RECORDS FOR THIS EXERCISE:
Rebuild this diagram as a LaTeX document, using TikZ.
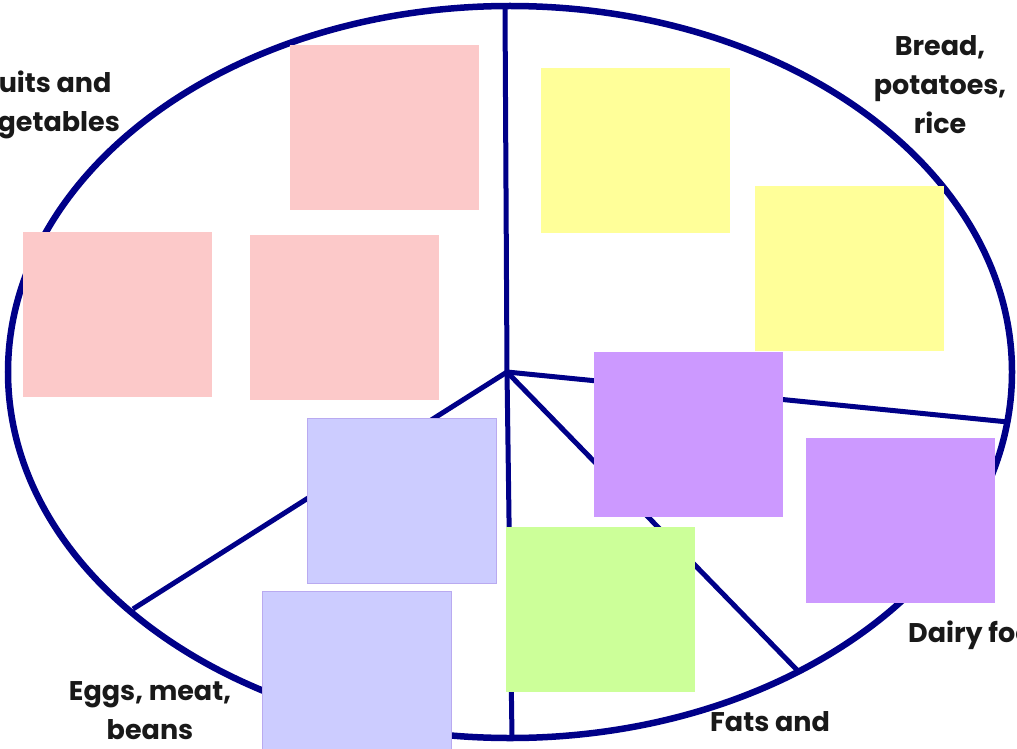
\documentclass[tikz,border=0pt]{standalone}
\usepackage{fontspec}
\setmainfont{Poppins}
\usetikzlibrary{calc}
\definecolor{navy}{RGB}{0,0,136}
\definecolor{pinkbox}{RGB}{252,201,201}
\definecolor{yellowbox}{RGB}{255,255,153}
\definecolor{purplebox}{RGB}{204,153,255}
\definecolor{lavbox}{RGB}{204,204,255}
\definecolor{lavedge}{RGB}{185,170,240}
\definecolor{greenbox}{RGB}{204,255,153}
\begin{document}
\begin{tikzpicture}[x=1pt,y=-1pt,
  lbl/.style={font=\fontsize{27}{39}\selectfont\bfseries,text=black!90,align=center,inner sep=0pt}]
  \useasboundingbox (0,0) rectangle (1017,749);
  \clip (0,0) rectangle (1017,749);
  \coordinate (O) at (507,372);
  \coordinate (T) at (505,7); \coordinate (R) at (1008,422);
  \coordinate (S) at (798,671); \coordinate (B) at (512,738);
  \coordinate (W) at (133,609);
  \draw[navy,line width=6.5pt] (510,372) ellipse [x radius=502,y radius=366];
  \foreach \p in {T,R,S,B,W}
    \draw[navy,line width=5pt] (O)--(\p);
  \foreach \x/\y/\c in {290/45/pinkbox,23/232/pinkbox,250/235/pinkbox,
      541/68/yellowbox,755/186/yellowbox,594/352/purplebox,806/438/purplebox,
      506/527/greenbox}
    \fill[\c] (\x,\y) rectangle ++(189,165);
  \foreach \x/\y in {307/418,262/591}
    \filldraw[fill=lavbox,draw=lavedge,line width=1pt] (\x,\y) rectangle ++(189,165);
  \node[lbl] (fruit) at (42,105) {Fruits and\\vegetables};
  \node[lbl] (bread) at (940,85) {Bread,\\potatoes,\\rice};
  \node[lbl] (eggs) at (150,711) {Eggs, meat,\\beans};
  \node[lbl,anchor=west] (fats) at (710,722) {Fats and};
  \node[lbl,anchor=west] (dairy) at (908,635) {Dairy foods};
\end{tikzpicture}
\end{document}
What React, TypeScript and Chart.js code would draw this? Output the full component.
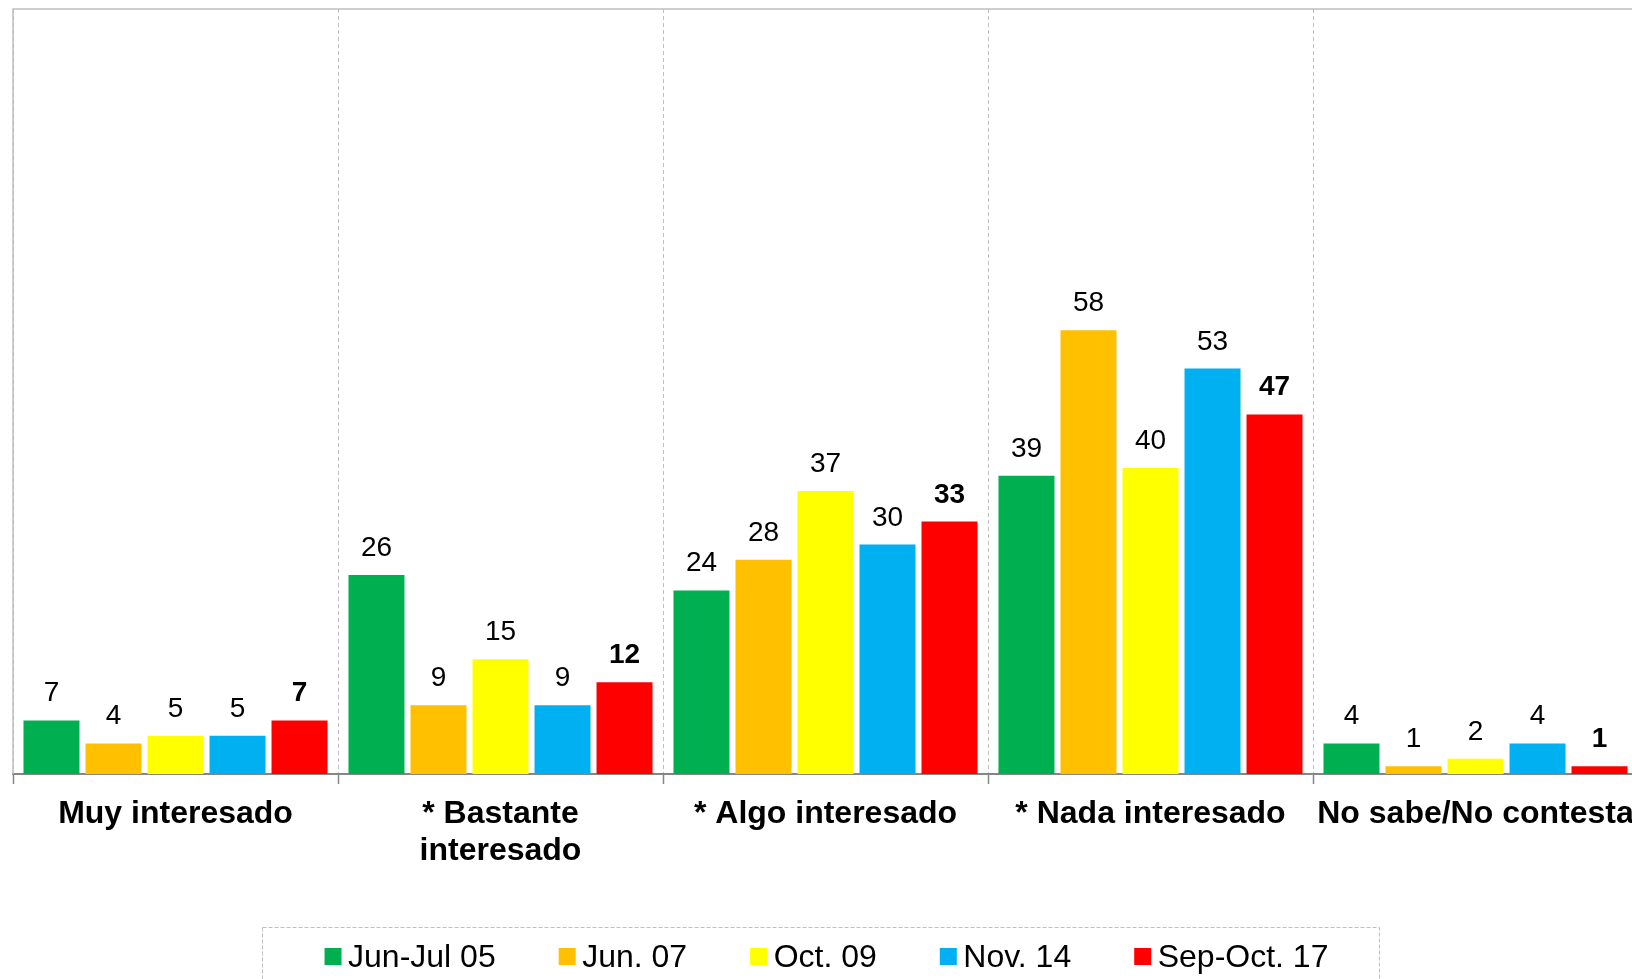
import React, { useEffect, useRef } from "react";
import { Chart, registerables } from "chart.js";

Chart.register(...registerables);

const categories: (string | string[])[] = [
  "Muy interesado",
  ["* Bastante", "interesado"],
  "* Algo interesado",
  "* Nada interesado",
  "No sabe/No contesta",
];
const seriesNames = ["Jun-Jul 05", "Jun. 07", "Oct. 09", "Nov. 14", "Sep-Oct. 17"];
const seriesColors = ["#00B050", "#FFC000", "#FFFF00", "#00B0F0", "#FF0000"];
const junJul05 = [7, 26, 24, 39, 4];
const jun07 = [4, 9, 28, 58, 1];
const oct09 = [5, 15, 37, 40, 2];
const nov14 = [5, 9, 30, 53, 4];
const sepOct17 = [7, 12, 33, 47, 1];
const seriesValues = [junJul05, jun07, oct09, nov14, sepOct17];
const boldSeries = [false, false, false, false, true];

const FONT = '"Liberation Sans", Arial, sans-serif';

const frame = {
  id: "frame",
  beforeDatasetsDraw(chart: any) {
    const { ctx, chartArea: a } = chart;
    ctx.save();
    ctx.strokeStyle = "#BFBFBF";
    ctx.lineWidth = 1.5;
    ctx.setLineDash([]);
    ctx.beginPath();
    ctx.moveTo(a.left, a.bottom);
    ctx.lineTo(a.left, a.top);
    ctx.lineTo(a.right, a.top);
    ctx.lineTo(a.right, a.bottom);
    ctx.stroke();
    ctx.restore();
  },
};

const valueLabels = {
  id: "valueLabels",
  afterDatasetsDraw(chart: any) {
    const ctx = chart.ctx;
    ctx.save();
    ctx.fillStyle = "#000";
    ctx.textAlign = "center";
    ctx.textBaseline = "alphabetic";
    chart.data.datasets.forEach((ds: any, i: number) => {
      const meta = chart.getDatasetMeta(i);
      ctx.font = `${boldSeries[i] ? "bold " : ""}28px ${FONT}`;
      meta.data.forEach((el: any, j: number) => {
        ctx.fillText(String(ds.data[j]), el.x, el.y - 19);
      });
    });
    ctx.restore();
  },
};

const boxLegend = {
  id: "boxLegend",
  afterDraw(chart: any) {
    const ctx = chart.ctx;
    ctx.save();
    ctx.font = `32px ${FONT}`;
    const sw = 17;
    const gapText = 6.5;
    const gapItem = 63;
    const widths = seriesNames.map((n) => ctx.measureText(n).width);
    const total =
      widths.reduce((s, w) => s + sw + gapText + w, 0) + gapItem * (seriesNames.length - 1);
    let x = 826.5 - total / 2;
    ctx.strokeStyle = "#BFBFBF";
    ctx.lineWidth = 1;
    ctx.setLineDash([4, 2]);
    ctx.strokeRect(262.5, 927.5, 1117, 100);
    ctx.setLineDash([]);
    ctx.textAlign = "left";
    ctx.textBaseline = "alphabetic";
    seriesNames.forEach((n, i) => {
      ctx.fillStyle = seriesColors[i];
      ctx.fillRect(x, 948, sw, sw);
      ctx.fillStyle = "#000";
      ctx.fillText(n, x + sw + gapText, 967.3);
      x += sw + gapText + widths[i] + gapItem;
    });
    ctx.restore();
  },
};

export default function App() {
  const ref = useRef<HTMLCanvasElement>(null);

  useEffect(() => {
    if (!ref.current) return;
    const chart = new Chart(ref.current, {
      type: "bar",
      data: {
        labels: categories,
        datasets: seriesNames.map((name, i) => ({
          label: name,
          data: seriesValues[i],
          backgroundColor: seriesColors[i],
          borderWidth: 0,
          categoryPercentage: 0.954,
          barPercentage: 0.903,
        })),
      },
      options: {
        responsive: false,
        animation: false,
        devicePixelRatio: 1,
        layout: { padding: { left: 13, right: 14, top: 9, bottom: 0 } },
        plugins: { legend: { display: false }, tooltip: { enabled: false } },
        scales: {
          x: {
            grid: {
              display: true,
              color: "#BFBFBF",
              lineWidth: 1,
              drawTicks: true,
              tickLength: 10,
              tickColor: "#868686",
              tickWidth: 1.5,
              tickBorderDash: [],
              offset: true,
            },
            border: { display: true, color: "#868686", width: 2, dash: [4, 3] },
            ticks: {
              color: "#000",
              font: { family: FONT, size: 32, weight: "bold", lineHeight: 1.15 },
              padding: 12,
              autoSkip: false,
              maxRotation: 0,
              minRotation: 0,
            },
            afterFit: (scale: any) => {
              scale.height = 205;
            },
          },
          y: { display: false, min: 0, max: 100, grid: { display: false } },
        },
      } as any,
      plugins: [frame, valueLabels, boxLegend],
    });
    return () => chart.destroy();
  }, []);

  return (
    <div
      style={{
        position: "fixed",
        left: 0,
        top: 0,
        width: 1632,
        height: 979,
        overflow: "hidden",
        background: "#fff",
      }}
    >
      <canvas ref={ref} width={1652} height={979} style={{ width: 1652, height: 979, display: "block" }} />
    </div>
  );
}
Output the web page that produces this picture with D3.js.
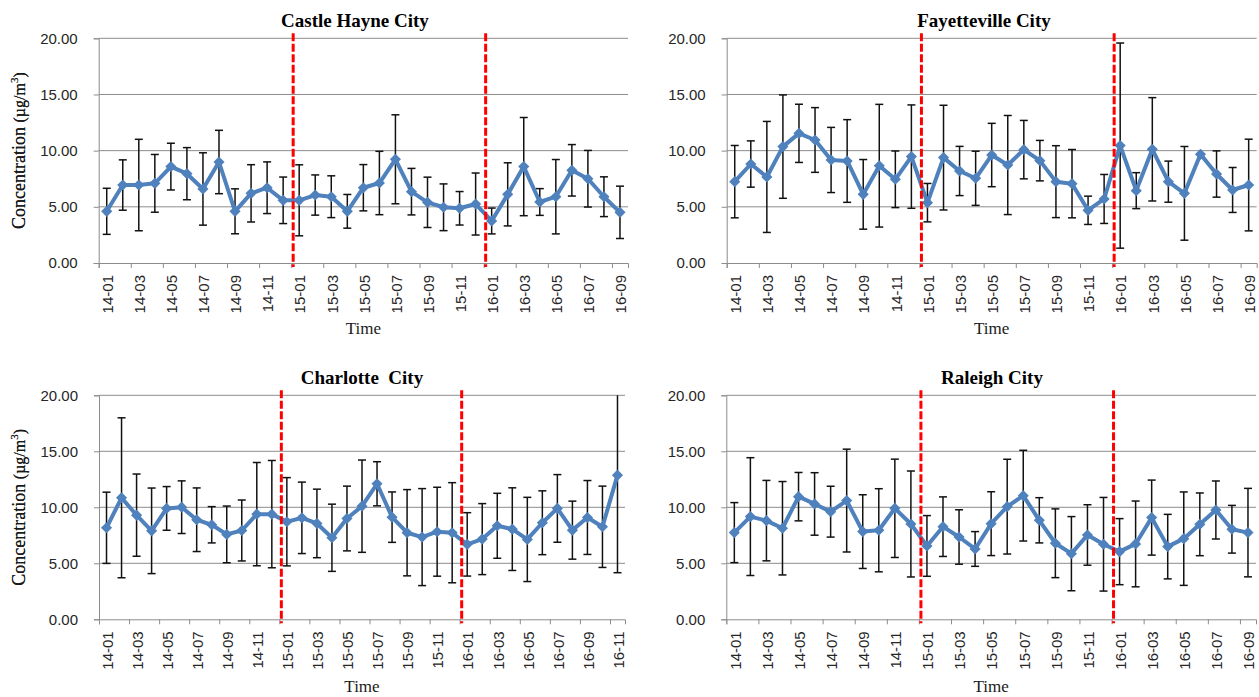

AIM:
Every entry must be written out exactly, with all pictures left out.

RESPONSE:
Rebuild this diagram as a LaTeX document, using TikZ.
\documentclass[tikz,border=0pt]{standalone}
\usepackage{fontspec}
\setmainfont{Poppins}
\usetikzlibrary{calc}
\definecolor{navy}{RGB}{0,0,136}
\definecolor{pinkbox}{RGB}{252,201,201}
\definecolor{yellowbox}{RGB}{255,255,153}
\definecolor{purplebox}{RGB}{204,153,255}
\definecolor{lavbox}{RGB}{204,204,255}
\definecolor{lavedge}{RGB}{185,170,240}
\definecolor{greenbox}{RGB}{204,255,153}
\begin{document}
\begin{tikzpicture}[x=1pt,y=-1pt,
  lbl/.style={font=\fontsize{27}{39}\selectfont\bfseries,text=black!90,align=center,inner sep=0pt}]
  \useasboundingbox (0,0) rectangle (1017,749);
  \clip (0,0) rectangle (1017,749);
  \coordinate (O) at (507,372);
  \coordinate (T) at (505,7); \coordinate (R) at (1008,422);
  \coordinate (S) at (798,671); \coordinate (B) at (512,738);
  \coordinate (W) at (133,609);
  \draw[navy,line width=6.5pt] (510,372) ellipse [x radius=502,y radius=366];
  \foreach \p in {T,R,S,B,W}
    \draw[navy,line width=5pt] (O)--(\p);
  \foreach \x/\y/\c in {290/45/pinkbox,23/232/pinkbox,250/235/pinkbox,
      541/68/yellowbox,755/186/yellowbox,594/352/purplebox,806/438/purplebox,
      506/527/greenbox}
    \fill[\c] (\x,\y) rectangle ++(189,165);
  \foreach \x/\y in {307/418,262/591}
    \filldraw[fill=lavbox,draw=lavedge,line width=1pt] (\x,\y) rectangle ++(189,165);
  \node[lbl] (fruit) at (42,105) {Fruits and\\vegetables};
  \node[lbl] (bread) at (940,85) {Bread,\\potatoes,\\rice};
  \node[lbl] (eggs) at (150,711) {Eggs, meat,\\beans};
  \node[lbl,anchor=west] (fats) at (710,722) {Fats and};
  \node[lbl,anchor=west] (dairy) at (908,635) {Dairy foods};
\end{tikzpicture}
\end{document}
What React, TypeScript and Chart.js code would draw this? Output the full component.
import React, { useEffect, useRef } from "react";
import { Chart, registerables } from "chart.js";

Chart.register(...registerables);

const categories: (string | string[])[] = [
  "Muy interesado",
  ["* Bastante", "interesado"],
  "* Algo interesado",
  "* Nada interesado",
  "No sabe/No contesta",
];
const seriesNames = ["Jun-Jul 05", "Jun. 07", "Oct. 09", "Nov. 14", "Sep-Oct. 17"];
const seriesColors = ["#00B050", "#FFC000", "#FFFF00", "#00B0F0", "#FF0000"];
const junJul05 = [7, 26, 24, 39, 4];
const jun07 = [4, 9, 28, 58, 1];
const oct09 = [5, 15, 37, 40, 2];
const nov14 = [5, 9, 30, 53, 4];
const sepOct17 = [7, 12, 33, 47, 1];
const seriesValues = [junJul05, jun07, oct09, nov14, sepOct17];
const boldSeries = [false, false, false, false, true];

const FONT = '"Liberation Sans", Arial, sans-serif';

const frame = {
  id: "frame",
  beforeDatasetsDraw(chart: any) {
    const { ctx, chartArea: a } = chart;
    ctx.save();
    ctx.strokeStyle = "#BFBFBF";
    ctx.lineWidth = 1.5;
    ctx.setLineDash([]);
    ctx.beginPath();
    ctx.moveTo(a.left, a.bottom);
    ctx.lineTo(a.left, a.top);
    ctx.lineTo(a.right, a.top);
    ctx.lineTo(a.right, a.bottom);
    ctx.stroke();
    ctx.restore();
  },
};

const valueLabels = {
  id: "valueLabels",
  afterDatasetsDraw(chart: any) {
    const ctx = chart.ctx;
    ctx.save();
    ctx.fillStyle = "#000";
    ctx.textAlign = "center";
    ctx.textBaseline = "alphabetic";
    chart.data.datasets.forEach((ds: any, i: number) => {
      const meta = chart.getDatasetMeta(i);
      ctx.font = `${boldSeries[i] ? "bold " : ""}28px ${FONT}`;
      meta.data.forEach((el: any, j: number) => {
        ctx.fillText(String(ds.data[j]), el.x, el.y - 19);
      });
    });
    ctx.restore();
  },
};

const boxLegend = {
  id: "boxLegend",
  afterDraw(chart: any) {
    const ctx = chart.ctx;
    ctx.save();
    ctx.font = `32px ${FONT}`;
    const sw = 17;
    const gapText = 6.5;
    const gapItem = 63;
    const widths = seriesNames.map((n) => ctx.measureText(n).width);
    const total =
      widths.reduce((s, w) => s + sw + gapText + w, 0) + gapItem * (seriesNames.length - 1);
    let x = 826.5 - total / 2;
    ctx.strokeStyle = "#BFBFBF";
    ctx.lineWidth = 1;
    ctx.setLineDash([4, 2]);
    ctx.strokeRect(262.5, 927.5, 1117, 100);
    ctx.setLineDash([]);
    ctx.textAlign = "left";
    ctx.textBaseline = "alphabetic";
    seriesNames.forEach((n, i) => {
      ctx.fillStyle = seriesColors[i];
      ctx.fillRect(x, 948, sw, sw);
      ctx.fillStyle = "#000";
      ctx.fillText(n, x + sw + gapText, 967.3);
      x += sw + gapText + widths[i] + gapItem;
    });
    ctx.restore();
  },
};

export default function App() {
  const ref = useRef<HTMLCanvasElement>(null);

  useEffect(() => {
    if (!ref.current) return;
    const chart = new Chart(ref.current, {
      type: "bar",
      data: {
        labels: categories,
        datasets: seriesNames.map((name, i) => ({
          label: name,
          data: seriesValues[i],
          backgroundColor: seriesColors[i],
          borderWidth: 0,
          categoryPercentage: 0.954,
          barPercentage: 0.903,
        })),
      },
      options: {
        responsive: false,
        animation: false,
        devicePixelRatio: 1,
        layout: { padding: { left: 13, right: 14, top: 9, bottom: 0 } },
        plugins: { legend: { display: false }, tooltip: { enabled: false } },
        scales: {
          x: {
            grid: {
              display: true,
              color: "#BFBFBF",
              lineWidth: 1,
              drawTicks: true,
              tickLength: 10,
              tickColor: "#868686",
              tickWidth: 1.5,
              tickBorderDash: [],
              offset: true,
            },
            border: { display: true, color: "#868686", width: 2, dash: [4, 3] },
            ticks: {
              color: "#000",
              font: { family: FONT, size: 32, weight: "bold", lineHeight: 1.15 },
              padding: 12,
              autoSkip: false,
              maxRotation: 0,
              minRotation: 0,
            },
            afterFit: (scale: any) => {
              scale.height = 205;
            },
          },
          y: { display: false, min: 0, max: 100, grid: { display: false } },
        },
      } as any,
      plugins: [frame, valueLabels, boxLegend],
    });
    return () => chart.destroy();
  }, []);

  return (
    <div
      style={{
        position: "fixed",
        left: 0,
        top: 0,
        width: 1632,
        height: 979,
        overflow: "hidden",
        background: "#fff",
      }}
    >
      <canvas ref={ref} width={1652} height={979} style={{ width: 1652, height: 979, display: "block" }} />
    </div>
  );
}
Output the web page that produces this picture with D3.js.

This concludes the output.